No matter the musician’s artistic level, the suites are potent technical exercises, forcing the player to find exactly the right combination of fingerings and bowing to separate Bach’s thousands of notes into melody and accompaniment, subject and counter-subject, in neatly organized phrases.
Despite the fact that the cello is a solo instrument, only five of the 36 total movements in the six suites are based on a simple melodic line. All the others assume the player can manage to play in harmony and counterpoint with her or himself.
The music can be played in strict, Modern time, or it can be given a sort of flexible inner rhythm like that of walking or breathing. The distance between these two poles is nearly infinite, with the most widely loved interpretations being the fairly strict takes offered by great cellists such as Yo Yo Ma and, today, Jean-Guihen Queyras on modern instruments.
Listen to the legendary Bach interpreter Pablo Casals (who brought the Cello Suites to world’s attention in a similar way to what Glenn Gould later did for the Goldberg Variations) after Ma’s disciplined sound, and the music sounds a bit messy, with varying tempos and phrasings everywhere.
Is one better or worse than the other? At this level, it’s up to the listener’s taste, not some performance-tradition standard. Despite the very different results, the secret to these classic recordings’ appeal is how effortless the music sounds.

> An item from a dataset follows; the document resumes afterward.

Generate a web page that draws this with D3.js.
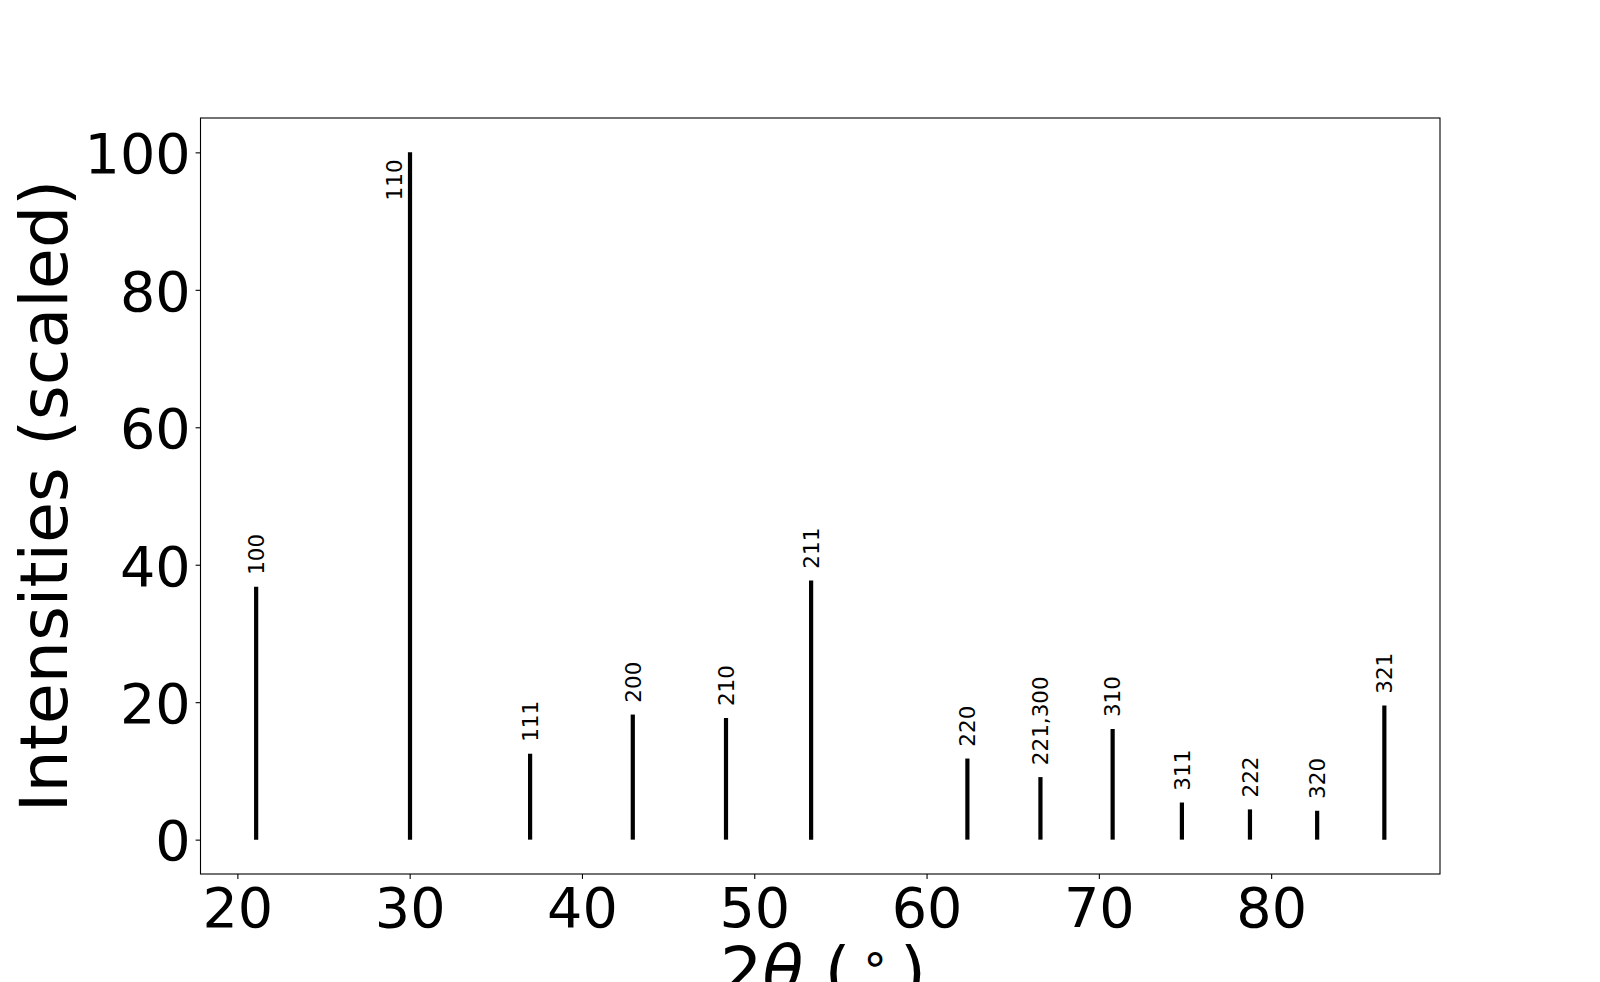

Mercer achieves this same effortless quality. Much of the music on the two CDs released on Toronto’s independent Pipistrelle label sounds like it could have been recorded between conversations over steaming cups of green tea.
Recorded in 2011, while she had possession of a prized Stradivarius cello from the Canada Council’s Musical Instrument Bank, this album is worth savouring over and over again.
I occasionally found Mercer’s rich-voiced Old Master cello a bit overbearing in live concerts, but given the solo spotlight for two hours, the made-in-1696 “Bonjour” Strad switches from a noisome cigar-chomping gabbler into a world-class storyteller, finding the right tone and inflection at every turn in the narrative, thanks to the cellist’s masterful work on strings and bow.
Bach set the narrative in each six-movement suite like the ideal story, interweaving tighter, faster sections with slower, more reflective music. Mercer colors in the textures, while subtly reminding us of the thematic threads that link each movement.
Nothing on Mercer’s album sounds like work. The timeless music, on the verge of its 300th birthday (we assume), natural, emerges relaxed and deeply connected with the Baroque dance styles that informed Bach’s writing. At first listen, Mercer’s style is almost wanton in its desire to dance and sing, but by the time the two hours are up, she has us in her arms, dancing along.